▸ Data shown:

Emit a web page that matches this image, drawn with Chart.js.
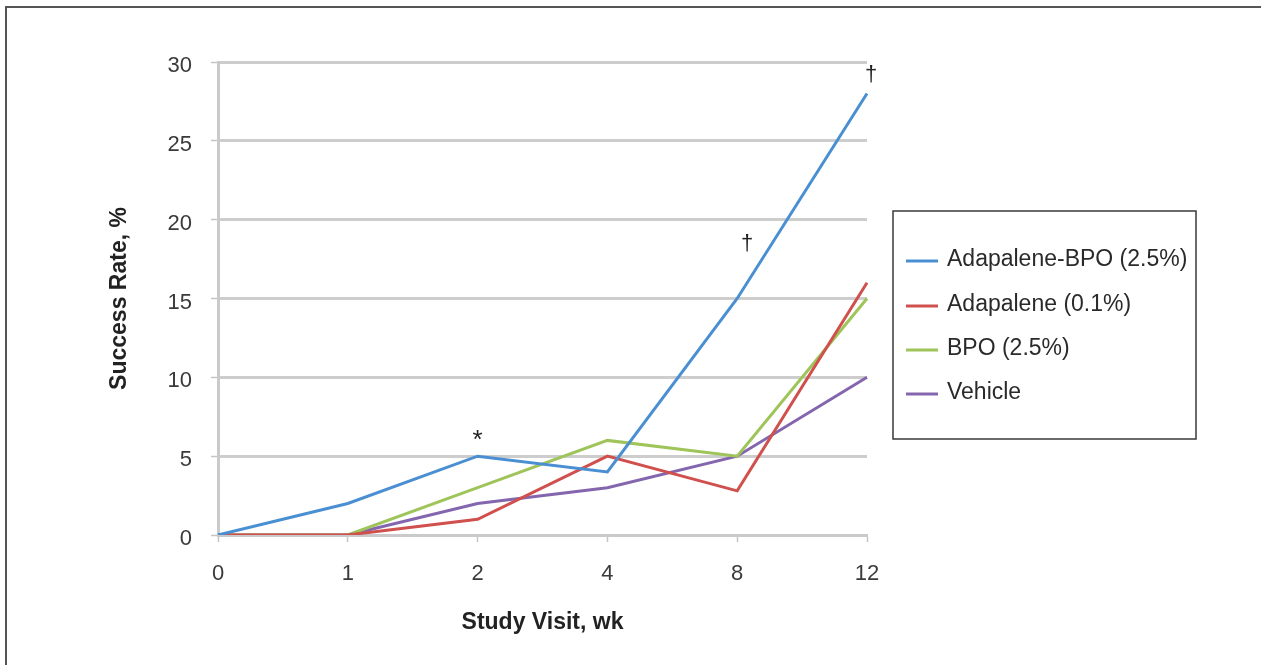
<!DOCTYPE html>
<html><head><meta charset="utf-8">
<script src="https://cdn.jsdelivr.net/npm/chart.js@4"></script>
<style>
html,body{margin:0;padding:0;background:#fff;overflow:hidden}
#wrap{position:relative;width:1261px;height:665px;overflow:hidden}
#frame{position:absolute;left:5px;top:6px;width:1300px;height:700px;border-top:2px solid #555;border-left:2px solid #555;pointer-events:none}
canvas{position:absolute;left:0;top:0}
</style></head><body>
<div id="wrap"><canvas id="c" width="1261" height="665"></canvas><div id="frame"></div></div>
<script>
// ---- data ----
const weeks = ['0', '1', '2', '4', '8', '12'];
const seriesNames = ['Adapalene-BPO (2.5%)', 'Adapalene (0.1%)', 'BPO (2.5%)', 'Vehicle'];
const adapaleneBPO = [0, 2, 5, 4, 15, 28];
const adapalene = [0, 0, 1, 5, 2.8, 16];
const bpo = [0, 0, 3, 6, 5, 15];
const vehicle = [0, 0, 2, 3, 5, 10];
const yMin = 0, yMax = 30, yStep = 5;
const markTexts = ['*', '†', '†'];
const markSeries = [0, 0, 0];
const markIndex = [2, 4, 5];

// ---- styles ----
const colors = ['#4A8FD2', '#D0504D', '#9EC45A', '#8466AE'];
const markOffsets = [{dx: 0, dy: -8}, {dx: 10, dy: -49}, {dx: 4, dy: -13}];
const markFontSizes = [26, 22, 22];
const FONT = '"Liberation Sans", Arial, Helvetica, sans-serif';
const legendBox = {x: 893, y: 211, w: 303, h: 228, rowY: [260, 305, 349, 393], lineX0: 906, lineX1: 938, textX: 947};

const values = [adapaleneBPO, adapalene, bpo, vehicle];

const overlay = {
  id: 'overlay',
  afterDatasetsDraw(chart) {
    const ctx = chart.ctx;
    ctx.save();
    // markers
    ctx.fillStyle = '#222';
    ctx.textAlign = 'center';
    ctx.textBaseline = 'alphabetic';
    markTexts.forEach((t, k) => {
      const meta = chart.getDatasetMeta(markSeries[k]);
      const pt = meta.data[markIndex[k]];
      ctx.font = markFontSizes[k] + 'px ' + FONT;
      ctx.fillText(t, pt.x + markOffsets[k].dx, pt.y + markOffsets[k].dy);
    });
    // legend
    const L = legendBox;
    ctx.strokeStyle = '#3a3a3a';
    ctx.lineWidth = 1.5;
    ctx.strokeRect(L.x, L.y, L.w, L.h);
    ctx.font = '23px ' + FONT;
    ctx.textAlign = 'left';
    ctx.textBaseline = 'middle';
    chart.data.datasets.forEach((ds, i) => {
      const y = L.rowY[i];
      ctx.strokeStyle = ds.borderColor;
      ctx.lineWidth = 3;
      ctx.beginPath();
      ctx.moveTo(L.lineX0, y + 1);
      ctx.lineTo(L.lineX1, y + 1);
      ctx.stroke();
      ctx.fillStyle = '#2a2a2a';
      ctx.fillText(ds.label, L.textX, y);
    });
    ctx.restore();
  }
};

new Chart(document.getElementById('c'), {
  type: 'line',
  data: {
    labels: weeks,
    datasets: seriesNames.map((n, i) => ({
      label: n,
      data: values[i],
      borderColor: colors[i],
      backgroundColor: colors[i],
      borderWidth: 3,
      pointRadius: 0,
      tension: 0,
      fill: false
    }))
  },
  options: {
    responsive: false,
    animation: false,
    devicePixelRatio: 1,
    layout: {padding: {left: 0, top: 62, right: 394, bottom: 0}},
    plugins: {legend: {display: false}, tooltip: {enabled: false}},
    scales: {
      x: {
        offset: false,
        grid: {display: true, drawOnChartArea: false, drawTicks: true, tickLength: 7, tickWidth: 1.5, tickColor: '#c4c4c4'},
        border: {display: true, color: '#cacaca', width: 3},
        ticks: {font: {family: FONT, size: 22}, color: '#3a3a3a', padding: 19, maxRotation: 0},
        title: {display: true, text: 'Study Visit, wk', font: {family: FONT, size: 23, weight: 'bold'}, color: '#222', padding: {top: 0, bottom: 29}},
        afterFit(s) { s.height = 130; }
      },
      y: {
        min: yMin, max: yMax,
        grid: {color: '#cdcdcd', lineWidth: 3, drawTicks: true, tickLength: 7, tickWidth: 1.5, tickColor: '#c4c4c4'},
        border: {display: true, color: '#cacaca', width: 3},
        ticks: {stepSize: yStep, font: {family: FONT, size: 22}, color: '#3a3a3a', padding: 19, labelOffset: 4},
        title: {display: true, text: 'Success Rate, %', font: {family: FONT, size: 23, weight: 'bold'}, color: '#222', padding: {top: 106, bottom: 0}},
        afterFit(s) { s.width = 218; }
      }
    }
  },
  plugins: [overlay]
});
</script>
</body></html>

▸ Aim of the exercise: Reproduce each line exactly, please, except for any pictures.

▸ The reply:
Emit a web page that matches this image, drawn with Chart.js.
<!DOCTYPE html>
<html><head><meta charset="utf-8">
<script src="https://cdn.jsdelivr.net/npm/chart.js@4"></script>
<style>
html,body{margin:0;padding:0;background:#fff;overflow:hidden}
#wrap{position:relative;width:1261px;height:665px;overflow:hidden}
#frame{position:absolute;left:5px;top:6px;width:1300px;height:700px;border-top:2px solid #555;border-left:2px solid #555;pointer-events:none}
canvas{position:absolute;left:0;top:0}
</style></head><body>
<div id="wrap"><canvas id="c" width="1261" height="665"></canvas><div id="frame"></div></div>
<script>
// ---- data ----
const weeks = ['0', '1', '2', '4', '8', '12'];
const seriesNames = ['Adapalene-BPO (2.5%)', 'Adapalene (0.1%)', 'BPO (2.5%)', 'Vehicle'];
const adapaleneBPO = [0, 2, 5, 4, 15, 28];
const adapalene = [0, 0, 1, 5, 2.8, 16];
const bpo = [0, 0, 3, 6, 5, 15];
const vehicle = [0, 0, 2, 3, 5, 10];
const yMin = 0, yMax = 30, yStep = 5;
const markTexts = ['*', '†', '†'];
const markSeries = [0, 0, 0];
const markIndex = [2, 4, 5];

// ---- styles ----
const colors = ['#4A8FD2', '#D0504D', '#9EC45A', '#8466AE'];
const markOffsets = [{dx: 0, dy: -8}, {dx: 10, dy: -49}, {dx: 4, dy: -13}];
const markFontSizes = [26, 22, 22];
const FONT = '"Liberation Sans", Arial, Helvetica, sans-serif';
const legendBox = {x: 893, y: 211, w: 303, h: 228, rowY: [260, 305, 349, 393], lineX0: 906, lineX1: 938, textX: 947};

const values = [adapaleneBPO, adapalene, bpo, vehicle];

const overlay = {
  id: 'overlay',
  afterDatasetsDraw(chart) {
    const ctx = chart.ctx;
    ctx.save();
    // markers
    ctx.fillStyle = '#222';
    ctx.textAlign = 'center';
    ctx.textBaseline = 'alphabetic';
    markTexts.forEach((t, k) => {
      const meta = chart.getDatasetMeta(markSeries[k]);
      const pt = meta.data[markIndex[k]];
      ctx.font = markFontSizes[k] + 'px ' + FONT;
      ctx.fillText(t, pt.x + markOffsets[k].dx, pt.y + markOffsets[k].dy);
    });
    // legend
    const L = legendBox;
    ctx.strokeStyle = '#3a3a3a';
    ctx.lineWidth = 1.5;
    ctx.strokeRect(L.x, L.y, L.w, L.h);
    ctx.font = '23px ' + FONT;
    ctx.textAlign = 'left';
    ctx.textBaseline = 'middle';
    chart.data.datasets.forEach((ds, i) => {
      const y = L.rowY[i];
      ctx.strokeStyle = ds.borderColor;
      ctx.lineWidth = 3;
      ctx.beginPath();
      ctx.moveTo(L.lineX0, y + 1);
      ctx.lineTo(L.lineX1, y + 1);
      ctx.stroke();
      ctx.fillStyle = '#2a2a2a';
      ctx.fillText(ds.label, L.textX, y);
    });
    ctx.restore();
  }
};

new Chart(document.getElementById('c'), {
  type: 'line',
  data: {
    labels: weeks,
    datasets: seriesNames.map((n, i) => ({
      label: n,
      data: values[i],
      borderColor: colors[i],
      backgroundColor: colors[i],
      borderWidth: 3,
      pointRadius: 0,
      tension: 0,
      fill: false
    }))
  },
  options: {
    responsive: false,
    animation: false,
    devicePixelRatio: 1,
    layout: {padding: {left: 0, top: 62, right: 394, bottom: 0}},
    plugins: {legend: {display: false}, tooltip: {enabled: false}},
    scales: {
      x: {
        offset: false,
        grid: {display: true, drawOnChartArea: false, drawTicks: true, tickLength: 7, tickWidth: 1.5, tickColor: '#c4c4c4'},
        border: {display: true, color: '#cacaca', width: 3},
        ticks: {font: {family: FONT, size: 22}, color: '#3a3a3a', padding: 19, maxRotation: 0},
        title: {display: true, text: 'Study Visit, wk', font: {family: FONT, size: 23, weight: 'bold'}, color: '#222', padding: {top: 0, bottom: 29}},
        afterFit(s) { s.height = 130; }
      },
      y: {
        min: yMin, max: yMax,
        grid: {color: '#cdcdcd', lineWidth: 3, drawTicks: true, tickLength: 7, tickWidth: 1.5, tickColor: '#c4c4c4'},
        border: {display: true, color: '#cacaca', width: 3},
        ticks: {stepSize: yStep, font: {family: FONT, size: 22}, color: '#3a3a3a', padding: 19, labelOffset: 4},
        title: {display: true, text: 'Success Rate, %', font: {family: FONT, size: 23, weight: 'bold'}, color: '#222', padding: {top: 106, bottom: 0}},
        afterFit(s) { s.width = 218; }
      }
    }
  },
  plugins: [overlay]
});
</script>
</body></html>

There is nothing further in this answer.